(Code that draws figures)
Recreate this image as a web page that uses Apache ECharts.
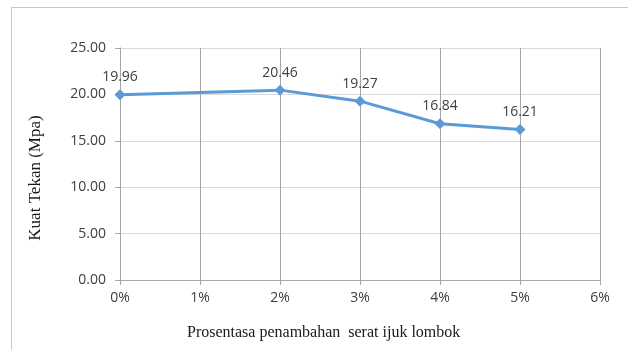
<!DOCTYPE html>
<html>
<head>
<meta charset="utf-8">
<style>
  html, body { margin: 0; padding: 0; background: #ffffff; }
  #chart { width: 628px; height: 350px; }
</style>
<script src="https://cdn.jsdelivr.net/npm/echarts@6/dist/echarts.min.js"></script>
</head>
<body>
<div id="chart"></div>
<script>
// Fibre content (%) and compressive strength (MPa)
const fibrePercent = [0, 2, 3, 4, 5];
const strengthMpa = [19.96, 20.46, 19.27, 16.84, 16.21];
const xTicks = [0, 1, 2, 3, 4, 5, 6];
const yTicks = [0, 5, 10, 15, 20, 25];
const xTitle = 'Prosentasa penambahan  serat ijuk lombok';
const yTitle = 'Kuat Tekan (Mpa)';

const chart = echarts.init(document.getElementById('chart'), null, { renderer: 'canvas' });

const labelFont = '"Open Sans", "Noto Sans", sans-serif';
const serifFont = '"Liberation Serif", "DejaVu Serif", serif';

chart.setOption({
  animation: false,
  backgroundColor: '#ffffff',
  grid: { left: 120, right: 28, top: 48, bottom: 70, containLabel: false },
  graphic: [
    {
      type: 'rect',
      shape: { x: 11.5, y: 7.5, width: 640, height: 360 },
      style: { fill: 'none', stroke: '#c8c8c8', lineWidth: 1 },
      silent: true
    },
    {
      type: 'text',
      left: 321 - 134, top: 325,
      style: { text: xTitle, font: '16px ' + serifFont, fill: '#1a1a1a' },
      silent: true
    },
    {
      type: 'text',
      x: 36, y: 178,
      rotation: Math.PI / 2,
      style: {
        text: yTitle, font: '17px ' + serifFont, fill: '#1a1a1a',
        align: 'center', verticalAlign: 'middle'
      },
      silent: true
    }
  ],
  xAxis: {
    type: 'value',
    min: xTicks[0],
    max: xTicks[xTicks.length - 1],
    interval: 1,
    axisLine: { show: true, lineStyle: { color: '#a6a6a6', width: 1 } },
    axisTick: { show: true, length: 5, lineStyle: { color: '#a6a6a6' } },
    axisLabel: {
      fontFamily: labelFont, fontSize: 14, color: '#404040', margin: 11,
      formatter: v => v + '%'
    },
    splitLine: { show: true, lineStyle: { color: '#a6a6a6', width: 1 } }
  },
  yAxis: {
    type: 'value',
    min: yTicks[0],
    max: yTicks[yTicks.length - 1],
    interval: 5,
    axisLine: { show: true, lineStyle: { color: '#a6a6a6', width: 1 } },
    axisTick: { show: true, length: 5, lineStyle: { color: '#a6a6a6' } },
    axisLabel: {
      fontFamily: labelFont, fontSize: 14, color: '#404040', margin: 14,
      formatter: v => v.toFixed(2)
    },
    splitLine: { show: true, lineStyle: { color: '#d9d9d9', width: 1 } }
  },
  series: [
    {
      type: 'line',
      data: fibrePercent.map((x, i) => [x, strengthMpa[i]]),
      symbol: 'diamond',
      symbolSize: 11,
      lineStyle: { color: '#5b9bd5', width: 3 },
      itemStyle: { color: '#5b9bd5' },
      label: {
        show: true,
        position: 'top',
        distance: 5,
        fontFamily: labelFont,
        fontSize: 14,
        color: '#404040',
        formatter: p => p.value[1].toFixed(2)
      }
    }
  ]
});
</script>
</body>
</html>
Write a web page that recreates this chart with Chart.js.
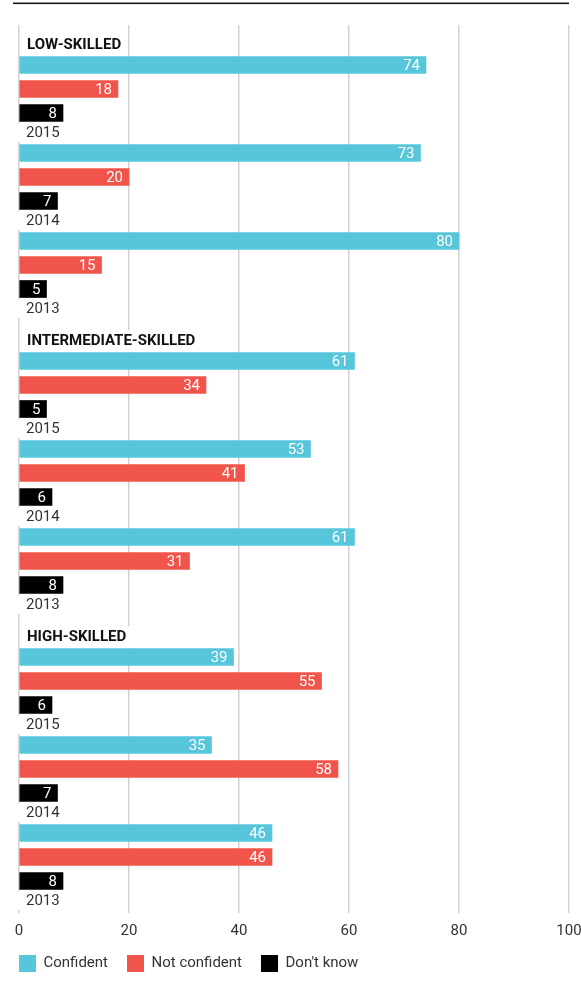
<!DOCTYPE html>
<html><head><meta charset="utf-8">
<script src="https://cdn.jsdelivr.net/npm/chart.js@4/dist/chart.umd.min.js"></script>
<style>html,body{margin:0;padding:0;background:#fff}#wrap{width:581px;height:996px;position:relative}</style>
</head><body><div id="wrap"><canvas id="c"></canvas></div>
<script>
const groups = ['LOW-SKILLED', 'INTERMEDIATE-SKILLED', 'HIGH-SKILLED'];
const years = ['2015', '2014', '2013'];
const seriesNames = ['Confident', 'Not confident', "Don't know"];
const confident = [74, 73, 80, 61, 53, 61, 39, 35, 46];
const notConfident = [18, 20, 15, 34, 41, 31, 55, 58, 46];
const dontKnow = [8, 7, 5, 5, 6, 8, 6, 7, 8];
const xTicks = [0, 20, 40, 60, 80, 100];

// build category rows (spacer rows keep the vertical rhythm)
const rowLabels = [], cData = [], nData = [], dData = [], rowInfo = [];
function pushRow(c, n, d, info) {
  rowLabels.push('r' + rowLabels.length);
  cData.push(c); nData.push(n); dData.push(d); rowInfo.push(info || null);
}
function spacer(k) { for (let i = 0; i < k; i++) pushRow(null, null, null); }
spacer(5);
groups.forEach((g, gi) => {
  years.forEach((y, yi) => {
    const i = gi * years.length + yi;
    pushRow(confident[i], null, null, yi === 0 ? { heading: g } : null);
    spacer(2);
    pushRow(null, notConfident[i], null);
    spacer(2);
    pushRow(null, null, dontKnow[i], { year: y });
    spacer(4);
  });
  if (gi < groups.length - 1) spacer(4);
});

const FONT = 'Roboto, "Open Sans", sans-serif';
Chart.defaults.font.family = FONT;

const topLine = {
  id: 'topLine',
  beforeDraw(chart) {
    const ctx = chart.ctx;
    ctx.save();
    ctx.fillStyle = '#1a1a1a';
    ctx.fillRect(13, 2.5, 556, 1.6);
    ctx.restore();
  }
};

const rowText = {
  id: 'rowText',
  beforeDatasetsDraw(chart) {
    const ctx = chart.ctx;
    ctx.save();
    ctx.textBaseline = 'middle';
    ctx.textAlign = 'left';
    rowInfo.forEach((info, idx) => {
      if (!info) return;
      if (info.heading) {
        const bar = chart.getDatasetMeta(0).data[idx];
        const y = bar.y - 21;
        ctx.font = 'bold 15px ' + FONT;
        const w = ctx.measureText(info.heading).width;
        ctx.fillStyle = '#fff';
        ctx.fillRect(21, y - 10, w + 10, 22);
        ctx.fillStyle = '#111';
        ctx.fillText(info.heading, 27, y + 1);
      }
      if (info.year) {
        const bar = chart.getDatasetMeta(2).data[idx];
        const y = bar.y + 19;
        ctx.font = '15px ' + FONT;
        const w = ctx.measureText(info.year).width;
        ctx.fillStyle = '#fff';
        ctx.fillRect(18, y - 9, w + 12, 19);
        ctx.fillStyle = '#333';
        ctx.fillText(info.year, 26, y + 1);
      }
    });
    ctx.restore();
  }
};

const valueLabels = {
  id: 'valueLabels',
  afterDatasetsDraw(chart) {
    const ctx = chart.ctx;
    ctx.save();
    ctx.font = '15px ' + FONT;
    ctx.fillStyle = '#fff';
    ctx.textAlign = 'right';
    ctx.textBaseline = 'middle';
    chart.data.datasets.forEach((ds, di) => {
      chart.getDatasetMeta(di).data.forEach((bar, idx) => {
        const v = ds.data[idx];
        if (v == null) return;
        ctx.fillText(String(v), bar.x - 6, bar.y + 1);
      });
    });
    ctx.restore();
  }
};

const colors = ['#57c6da', '#f1544a', '#000000'];
const common = { grouped: false, barThickness: 17, borderWidth: 0 };

new Chart(document.getElementById('c'), {
  type: 'bar',
  data: {
    labels: rowLabels,
    datasets: [
      Object.assign({ label: seriesNames[0], data: cData, backgroundColor: colors[0] }, common),
      Object.assign({ label: seriesNames[1], data: nData, backgroundColor: colors[1] }, common),
      Object.assign({ label: seriesNames[2], data: dData, backgroundColor: colors[2] }, common)
    ]
  },
  options: {
    indexAxis: 'y',
    responsive: true,
    maintainAspectRatio: false,
    animation: false,
    devicePixelRatio: 1,
    layout: { padding: { top: 25, right: 12, left: 0, bottom: 14 } },
    scales: {
      x: {
        type: 'linear', min: 0, max: 100,
        afterBuildTicks: s => { s.ticks = xTicks.map(v => ({ value: v })); },
        afterFit: s => { s.height = 23; s.paddingLeft = 0; s.paddingRight = 0; },
        ticks: { font: { size: 15 }, color: '#333', padding: 9 },
        grid: { color: '#d2d2d2', lineWidth: 1.5, drawTicks: false },
        border: { display: false }
      },
      y: {
        type: 'category', offset: false,
        afterFit: s => { s.width = 19; },
        ticks: { display: false },
        grid: { display: false },
        border: { display: false }
      }
    },
    plugins: {
      legend: {
        position: 'bottom', align: 'start',
        labels: { boxWidth: 17, boxHeight: 17, padding: 19, font: { size: 15 }, color: '#333' }
      },
      tooltip: { enabled: false }
    }
  },
  plugins: [topLine, rowText, valueLabels]
});
</script></body></html>
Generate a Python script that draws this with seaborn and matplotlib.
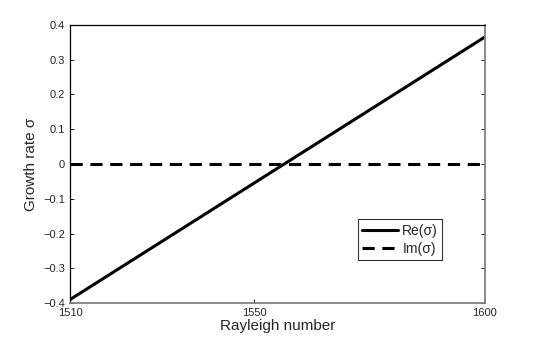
import matplotlib
matplotlib.use("Agg")
import matplotlib.pyplot as plt
import seaborn as sns
import pandas as pd

rayleigh = [1510, 1600]
re_sigma = [-0.39, 0.365]
im_sigma = [0.0, 0.0]
x_ticks = [1510, 1550, 1600]
y_ticks = [-0.4, -0.3, -0.2, -0.1, 0, 0.1, 0.2, 0.3, 0.4]
y_labels = ["\u22120.4", "\u22120.3", "\u22120.2", "\u22120.1", "0", "0.1", "0.2", "0.3", "0.4"]

sns.set_theme(style="white")
plt.rcParams['font.family'] = ['Liberation Sans', 'DejaVu Sans']

df = pd.DataFrame({"Ra": rayleigh * 2,
                   "sigma": re_sigma + im_sigma,
                   "part": ["Re(\u03c3)"] * 2 + ["Im(\u03c3)"] * 2})

fig = plt.figure(figsize=(5.35, 3.42), dpi=100)
ax = fig.add_axes([0.131, 0.114, 0.775, 0.813])
sns.lineplot(data=df, x="Ra", y="sigma", hue="part", style="part",
             palette=["black", "black"], dashes=[(None, None), (4, 2.5)],
             linewidth=2.2, ax=ax)
ax.set_xlim(1510, 1600)
ax.set_ylim(-0.4, 0.4)
ax.set_xticks(x_ticks)
ax.set_xticklabels([str(t) for t in x_ticks], fontsize=8)
ax.set_yticks(y_ticks)
ax.set_yticklabels(y_labels, fontsize=8)
ax.tick_params(direction="in", length=3, width=0.6, color="black",
               left=True, bottom=True, right=True, top=False, pad=3.5)
ax.set_xlabel("Rayleigh number", fontsize=11, labelpad=1)
ax.set_ylabel("Growth rate \u03c3", fontsize=11, labelpad=4)
for side in ["left", "top"]:
    ax.spines[side].set_color("black")
    ax.spines[side].set_linewidth(0.9)
for side in ["right", "bottom"]:
    ax.spines[side].set_color("#808080")
    ax.spines[side].set_linewidth(1.3)
leg = ax.legend(loc="lower left", bbox_to_anchor=(0.694, 0.155), fontsize=10,
                frameon=True, fancybox=False, handlelength=2.6,
                borderpad=0.3, labelspacing=0.3, handletextpad=0.3,
                borderaxespad=0)
leg.get_frame().set_edgecolor("black")
leg.get_frame().set_linewidth(0.8)
fig.savefig("out.png", dpi=100)
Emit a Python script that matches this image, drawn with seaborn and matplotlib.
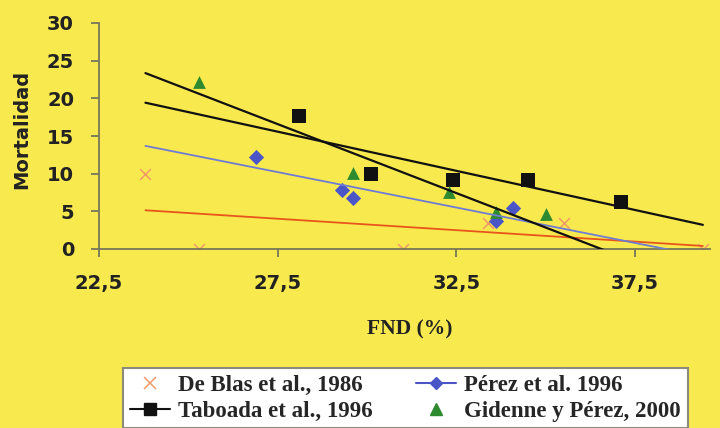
import numpy as np
import pandas as pd
import matplotlib
matplotlib.use("Agg")
import matplotlib.pyplot as plt
from matplotlib.lines import Line2D
import seaborn as sns

# Data (FND % vs mortality)
deblas_x = [23.8, 25.3, 31.0, 33.4, 35.5, 39.4]
deblas_y = [10.0, 0.0, 0.0, 3.5, 3.5, 0.0]

perez_x = [26.9, 29.3, 29.6, 33.6, 34.1]
perez_y = [12.2, 7.8, 6.8, 3.7, 5.5]

taboada_x = [28.1, 30.1, 32.4, 34.5, 37.1]
taboada_y = [17.7, 9.9, 9.2, 9.1, 6.3]

gidenne_x = [25.3, 29.6, 32.3, 33.6, 35.0]
gidenne_y = [22.2, 10.1, 7.6, 4.9, 4.6]

labels = ["De Blas et al., 1986", "Pérez et al. 1996",
          "Taboada et al., 1996", "Gidenne y Pérez, 2000"]
x_ticks = [22.5, 27.5, 32.5, 37.5]
x_tick_labels = ["22,5", "27,5", "32,5", "37,5"]
y_ticks = [0, 5, 10, 15, 20, 25, 30]

yellow = "#f8e94e"
orange_pt = "#f09a6a"
orange_ln = "#e8551c"
blue_pt = "#4a55c8"
blue_ln = "#6f7cd6"
green = "#2e8a2e"
black = "#111111"
axis_col = "#77765a"

sns.set_style("ticks")
plt.rcParams['font.family'] = ['DejaVu Sans']

fig = plt.figure(figsize=(7.2, 4.28), dpi=100, facecolor=yellow)
ax = fig.add_axes([99 / 720, 1 - 249 / 428, 611 / 720, 226 / 428])
ax.set_facecolor(yellow)

# scatter points
sns.scatterplot(x=deblas_x, y=deblas_y, marker="x", color=orange_pt, s=60,
                linewidth=1.1, ax=ax, zorder=2)
sns.scatterplot(x=perez_x, y=perez_y, marker="D", color=blue_pt, s=60,
                linewidth=0, ax=ax, zorder=2)
sns.scatterplot(x=taboada_x, y=taboada_y, marker="s", color=black, s=95,
                linewidth=0, ax=ax, zorder=2)
sns.scatterplot(x=gidenne_x, y=gidenne_y, marker="^", color=green, s=85,
                linewidth=0, ax=ax, zorder=2)

# linear trend lines over the full data range
all_x = deblas_x + perez_x + taboada_x + gidenne_x
xs = np.array([min(all_x), max(all_x)])
for sx, sy, col, lw in [(deblas_x, deblas_y, orange_ln, 1.3),
                        (perez_x, perez_y, blue_ln, 1.3),
                        (taboada_x, taboada_y, black, 1.6),
                        (gidenne_x, gidenne_y, black, 1.6)]:
    m, b = np.polyfit(sx, sy, 1)
    ax.plot(xs, m * xs + b, color=col, linewidth=lw, zorder=3)

ax.set_xlim(22.5, 39.6)
ax.set_ylim(0, 30)
ax.set_xticks(x_ticks)
ax.set_xticklabels(x_tick_labels)
ax.set_yticks(y_ticks)

for side in ["top", "right"]:
    ax.spines[side].set_visible(False)
for side in ["left", "bottom"]:
    ax.spines[side].set_color(axis_col)
    ax.spines[side].set_linewidth(1.3)
ax.tick_params(axis="both", direction="out", length=6, width=1.3,
               color=axis_col, labelsize=14, pad=12, labelcolor="#222222")
for t in ax.get_xticklabels() + ax.get_yticklabels():
    t.set_fontweight("bold")

ax.set_ylabel("Mortalidad", fontsize=14, fontweight="bold", color="#222222")
ax.yaxis.set_label_coords(-68 / 611, 0.53)
ax.set_xlabel("FND (%)", fontsize=15.5, fontweight="bold", color="#222222",
              family="Liberation Serif")
ax.xaxis.set_label_coords((410 - 99) / 611, -70 / 226)

handles = [
    Line2D([], [], marker="x", color=orange_pt, linestyle="None", markersize=8,
           markeredgewidth=1.1),
    Line2D([], [], marker="s", color=black, linewidth=1.5, markersize=8),
    Line2D([], [], marker="D", color=blue_pt, linewidth=1.5, markersize=6),
    Line2D([], [], marker="^", color=green, linestyle="None", markersize=8),
]
leg_labels = [labels[0], labels[2], labels[1], labels[3]]
leg = ax.legend(handles, leg_labels, ncol=2, loc="upper left",
                bbox_to_anchor=(123 / 720, 1 - 368 / 428),
                bbox_transform=fig.transFigure, borderaxespad=0,
                prop={"family": "Liberation Serif", "weight": "bold", "size": 16.5},
                frameon=True, fancybox=False, framealpha=1,
                handlelength=1.75, handletextpad=0.35, columnspacing=1.9,
                labelspacing=0.2, borderpad=0.3)
leg.get_frame().set_facecolor("white")
leg.get_frame().set_edgecolor("#8c8a78")
leg.get_frame().set_linewidth(1.5)

fig.savefig("out.png", dpi=100, facecolor=yellow)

• [EXERCISE INSTRUCTIONS]: What is the number of lines above that contain the string "script"? Answer with the number alone.

• [OUTPUT BELOW]: 8